European editorials on Monday focussed on the bomb attack in Israel and last week's condemnation of Israel's West Bank barrier by the International Court of Justice.
European papers largely condemned the Tel Aviv bombing and support the International Court of Justice's decision to condemn the West Bank barrier. The Aftenposten from Oslo said there are "two interpretations of the attack: Israel's government is calling it proof that the barrier is necessary for Israeli security," the paper wrote. But on the other hand the Palestinians see the attack as meaning that "in spite of all of Israel's attempts to make its people safe, they can keep on launching successful attacks," the daily commented and added: "There is a lot of evidence for the second interpretation," because "this is not the first time in history that a land has tried to protect itself from enemies with a physical barrier. These attempts have not lived up to their expectations."
Nonetheless, according to La Croix from Paris, "Israel's government feels secure behind a different kind of "wall": its alliance with the United States, and the support it has among Israelis themselves.

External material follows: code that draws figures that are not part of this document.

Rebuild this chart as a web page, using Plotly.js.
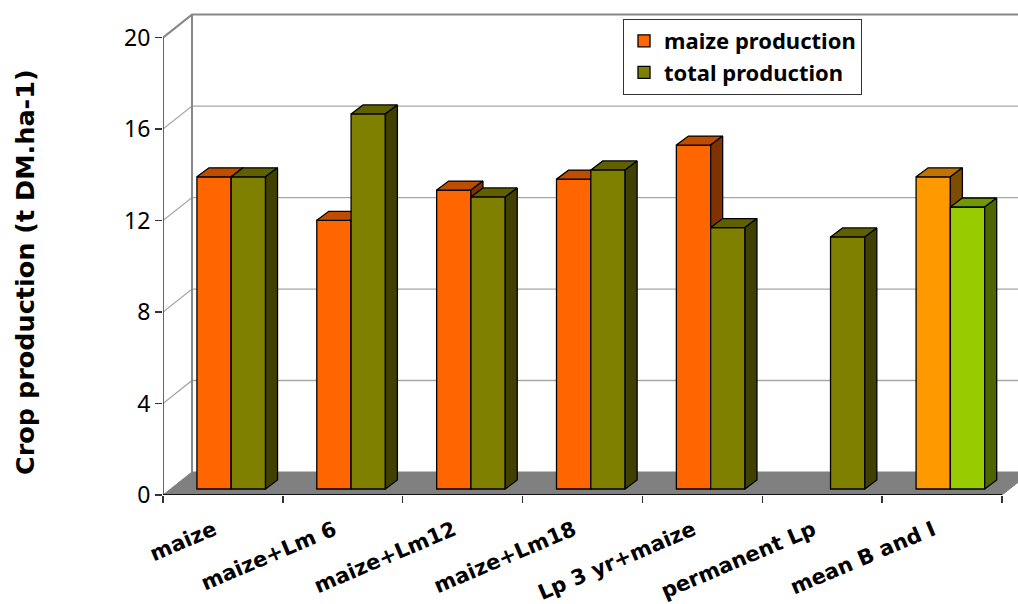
<!DOCTYPE html>
<html><head><meta charset="utf-8">
<script src="https://cdn.plot.ly/plotly-3.0.1.min.js"></script>
<style>html,body{margin:0;padding:0;background:#fff}#c{width:1018px;height:604px}</style>
</head><body><div id="c"></div>
<script>
const categories = ["maize","maize+Lm 6","maize+Lm12","maize+Lm18","Lp 3 yr+maize","permanent Lp","mean B and I"];
const maizeProduction = [13.65,11.75,13.07,13.55,15.04,null,13.65];
const totalProduction = [13.65,16.4,12.77,13.95,11.43,11.02,12.33];
const yTicks = [0,4,8,12,16,20];

const maizeFront = ["#FF6600","#FF6600","#FF6600","#FF6600","#FF6600","#FF6600","#FF9900"];
const maizeTop   = ["#BF4D00","#BF4D00","#BF4D00","#BF4D00","#BF4D00","#BF4D00","#BF7300"];
const maizeSide  = ["#803300","#803300","#803300","#803300","#803300","#803300","#804D00"];
const totalFront = ["#808000","#808000","#808000","#808000","#808000","#808000","#99CC00"];
const totalTop   = ["#606000","#606000","#606000","#606000","#606000","#606000","#739900"];
const totalSide  = ["#404000","#404000","#404000","#404000","#404000","#404000","#4D6600"];

// pixel scale of the axes
const pxX = 119.86, pxY = 22.87;
const plotL = 163, plotR = 1018, plotT = 12, plotB = 495;
const xMin = -0.5, xMax = xMin + (plotR-plotL)/pxX, yMax = (plotB-plotT)/pxY;
const barW = 34.3/pxX, depX = 12/pxX, depY = 9/pxY, wallX = 29/pxX, wallY = 23/pxY;
const barShiftX = 8.3/pxX, barShiftY = 6/pxY;
const xs = categories.map((_,i)=>i);

const traces = [];
function poly(x,y,fill,line,w,extra){return Object.assign({type:"scatter",mode:"lines",x,y,fill:fill?"toself":"none",fillcolor:fill||undefined,line:{color:line,width:w},showlegend:false,hoverinfo:"skip",cliponaxis:true},extra||{});}
yTicks.slice(1).forEach(v=>{
  const top = v===20;
  traces.push(poly([xMin,xMin+wallX,6.5+wallX],[v,v+wallY,v+wallY],null,top?"#888888":"#A6A6A6",top?2:1.3));
});
traces.push(poly([xMin+wallX,xMin+wallX],[wallY,20+wallY],null,"#888888",2));
traces.push(poly([xMin,6.5,6.5+wallX,xMin+wallX,xMin],[0,0,wallY,wallY,0],"#808080","#808080",1));
traces.push(poly([xMin,xMin],[0,20],null,"#333333",1.5,{cliponaxis:false}));
traces.push(poly([xMin,6.5],[0,0],null,"#111111",2,{cliponaxis:false}));

function addBars(vals,off,front,top,side,xa,ya,name){
  traces.push({type:"bar",name,x:xs,y:vals,width:barW,offset:off,xaxis:xa,yaxis:ya,
    marker:{color:front,line:{color:"#000",width:1.3}},hoverinfo:"y",legendgroup:name});
  vals.forEach((v,i)=>{
    if(v===null) return;
    const a=i+off,b=a+barW;
    traces.push(poly([a,b,b+depX,a+depX,a],[v,v,v+depY,v+depY,v],top[i],"#000",1.3,{xaxis:xa,yaxis:ya}));
    traces.push(poly([b,b+depX,b+depX,b,b],[0,depY,v+depY,v,0],side[i],"#000",1.3,{xaxis:xa,yaxis:ya}));
  });
}
addBars(maizeProduction,-barW,maizeFront,maizeTop,maizeSide,"x2","y2","maize production");
addBars(totalProduction,0,totalFront,totalTop,totalSide,"x3","y3","total production");

const hiddenX = {range:[xMin-barShiftX,xMax-barShiftX],overlaying:"x",visible:false,fixedrange:true};
const hiddenY = {range:[-barShiftY,yMax-barShiftY],overlaying:"y",visible:false,fixedrange:true};

const layout = {
  width:1018,height:604,paper_bgcolor:"#fff",plot_bgcolor:"#fff",showlegend:true,
  margin:{l:plotL,r:1018-plotR,t:plotT,b:604-plotB,pad:0},
  font:{family:"'DejaVu Sans',sans-serif",color:"#000"},
  xaxis:{range:[xMin,xMax],tickmode:"array",tickvals:xs,ticktext:categories,tickangle:-23,ticks:"",
    showgrid:false,zeroline:false,showline:false,fixedrange:true,ticklabelstandoff:18,ticklabelshift:-9,
    tickfont:{family:"'DejaVu Sans',sans-serif",size:21,weight:700,color:"#000"},
    minor:{tickmode:"array",tickvals:[-0.5,0.5,1.5,2.5,3.5,4.5,5.5,6.5],ticks:"outside",ticklen:7,tickwidth:1.5,tickcolor:"#333",showgrid:false}},
  yaxis:{range:[0,yMax],tickmode:"array",tickvals:yTicks,ticks:"outside",ticklen:7,tickwidth:1.5,tickcolor:"#333",
    showgrid:false,zeroline:false,showline:false,fixedrange:true,
    tickfont:{family:"'Noto Sans',sans-serif",size:23,color:"#000"}},
  xaxis2:hiddenX,yaxis2:hiddenY,xaxis3:hiddenX,yaxis3:hiddenY,
  legend:{x:(623-plotL)/(plotR-plotL),xanchor:"left",y:(plotB-19)/(plotB-plotT),yanchor:"top",
    bgcolor:"#fff",bordercolor:"#333",borderwidth:1,tracegroupgap:7,
    font:{family:"'Noto Sans',sans-serif",size:22,weight:700,color:"#000"},traceorder:"normal"},
  annotations:[{text:"Crop production (t DM.ha-1)",xref:"paper",yref:"paper",
    x:(25-plotL)/(plotR-plotL),y:(plotB-272)/(plotB-plotT),xanchor:"center",yanchor:"middle",textangle:-90,showarrow:false,
    font:{family:"'DejaVu Sans',sans-serif",size:25.5,weight:700,color:"#000"}}]
};
Plotly.newPlot("c",traces,layout,{displayModeBar:false,staticPlot:true});
</script></body></html>
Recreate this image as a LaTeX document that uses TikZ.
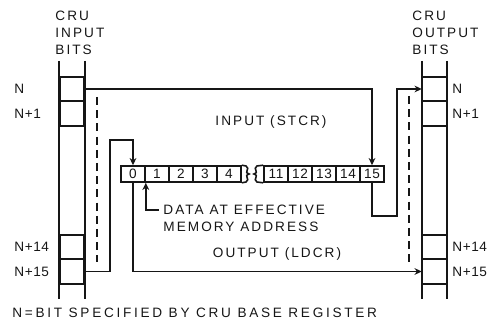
\documentclass[tikz,border=0pt]{standalone}
\usepackage{fontspec}
\newfontfamily\lettering[LetterSpace=15]{Liberation Sans}
\newfontfamily\wideletters[LetterSpace=20]{Liberation Sans}
\newfontfamily\numbering[LetterSpace=4]{Liberation Sans}
\usetikzlibrary{arrows.meta,positioning}
\definecolor{ink}{RGB}{22,22,22}
\tikzset{
  lbl/.style={font=\lettering\fontsize{6.8}{8.5}\selectfont, text=ink, inner sep=0pt},
  num/.style={font=\numbering\fontsize{6.8}{8.5}\selectfont, text=ink, inner sep=0pt},
  cell/.style={draw=ink, minimum width=12pt, minimum height=12.25pt, inner sep=0pt,
    line width=0.8pt},
  bit/.style={draw=ink, minimum width=12pt, minimum height=8pt, inner sep=0pt,
    line width=0.8pt, font=\numbering\fontsize{6.8}{8}\selectfont, text=ink},
  rail/.style={draw=ink, line width=0.9pt},
  wire/.style={draw=ink, line width=0.8pt},
  flow/.style={-{Stealth[length=3.6pt,width=3.4pt]}, draw=ink, line width=0.8pt},
  guide/.style={draw=ink, line width=0.8pt, dash pattern=on 4pt off 2.6pt},
}
\begin{document}
\begin{tikzpicture}[x=0.5pt, y=-0.5pt]
  \useasboundingbox (0,0) rectangle (490,324);
  % CRU bit columns
  \node[cell] (inN) at (72,89) {};
  \node[cell] (inNa) at (72,113.5) {};
  \node[cell] (inNn) at (72,247) {};
  \node[cell] (inNo) at (72,271.5) {};
  \node[cell] (outN) at (434.5,89) {};
  \node[cell] (outNa) at (434.5,113.5) {};
  \node[cell] (outNn) at (434.5,247) {};
  \node[cell] (outNo) at (434.5,271.5) {};
  \draw[rail] (inN.north west) ++(0,-15) -- (inNo.south west) -- ++(0,14);
  \draw[rail] (inN.north east) ++(0,-15) -- (inNo.south east) -- ++(0,14);
  \draw[rail] (outN.north west) ++(0,-15) -- (outNo.south west) -- ++(0,14);
  \draw[rail] (outN.north east) ++(0,-15) -- (outNo.south east) -- ++(0,14);
  \node[lbl, align=left, anchor=north west] (hin) at (55,11) {CRU\\INPUT\\BITS};
  \node[lbl, align=left, anchor=north west] (hout) at (412,11) {CRU\\OUTPUT\\BITS};
  \node[num, anchor=west] (lN) at (14,89) {N};
  \node[num, anchor=west] (lNa) at (14,113.5) {N+1};
  \node[num, anchor=west] (lNn) at (14,247) {N+14};
  \node[num, anchor=west] (lNo) at (14,271.5) {N+15};
  \node[num, anchor=west] (rN) at (452,89) {N};
  \node[num, anchor=west] (rNa) at (452,113.5) {N+1};
  \node[num, anchor=west] (rNn) at (452,247) {N+14};
  \node[num, anchor=west] (rNo) at (452,271.5) {N+15};
  % memory word
  \foreach \b in {0,...,4}
    \node[bit] (r\b) at ({133+24*\b},174) {\b};
  \foreach \b in {11,...,15}
    \node[bit] (r\b) at ({372-24*(15-\b)},174) {\b};
  \draw[wire] (r4.north east) -- (246,166) .. controls (251,169) and (243,172) .. (249,174)
    .. controls (243,176) and (251,179) .. (246,182) -- (r4.south east);
  \draw[wire] (r11.north west) -- (257,166) .. controls (252,169) and (260,172) .. (254,174)
    .. controls (260,176) and (252,179) .. (257,182) -- (r11.south west);
  \draw[guide] (97,97) -- (97,262);
  \draw[guide] (409,96) -- (409,263);
  % transfers
  \coordinate (lbend) at (110,140);
  \coordinate (sbend) at (397,216);
  \coordinate (dhook) at (159,210);
  \draw[flow] (inN.east) -| (r15.north);
  \draw[flow] (r15.south) |- (sbend) |- (outN.west);
  \draw[flow] (inNo.east) -| (lbend) -| (r0.north);
  \draw[flow] (r0.south) |- (outNo.west);
  \draw[flow] (dhook) -| (r0.south east);
  \node[lbl] (stcr) at (271,122) {INPUT (STCR)};
  \node[lbl] (ldcr) at (277,254) {OUTPUT (LDCR)};
  \node[lbl, align=left, anchor=west] (data) at (163,218) {DATA AT EFFECTIVE\\MEMORY ADDRESS};
  \node[lbl, font=\wideletters\fontsize{6.8}{8.5}\selectfont, anchor=west] (note) at (12,313)
    {N=BIT SPECIFIED BY CRU BASE REGISTER};
\end{tikzpicture}
\end{document}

The Palestinians, on the other hand, according to London's The Independent, are "squandering a moral victory" by attacking Palestinian targets while the court's decision is still a fresh memory. "The bombing played into the hands of Ariel Sharon's government and came at a time when the court's judgement had begun to provoke some real heart searching, even among some right-leaning (Israeli) commentators, about the fast-growing and illegal privations visited on the Palestinians by the barrier and its route," the paper said and cautioned that the decision "shouldn't be squandered in a way that justifies" the "cruel jibe about the Palestinians never missing an opportunity to miss an opportunity."
De Volkskrant from Holland feared that "the fervor with which Palestinians and the Arab world are celebrating the court's decision could lead to new anti-Israeli rhetoric in the
United Nations." The paper doubted that "this would bring us closer to peace," and believes that Israeli Prime Minister Ariel "Sharon's government would see its impression confirmed that the court's decision was politically motivated." And Palestinians "could fully play out their role as victims -- instead of putting a halt to the extremists, who, with their terror attacks, have themselves borne the stones of the West Bank barrier."
The Fränkischer Tag from Bamberg summed up the opinion of almost all the papers: "It's understandable that Sharon reacted bitterly to the attack" in Tel Aviv. "However, it's harder to bear his invective against the United Nations' International Court of Justice." The paper reproached Sharon for "calling the court an indirect accomplice to murder -- a court which tried to give a neutral evaluation of the security barrier."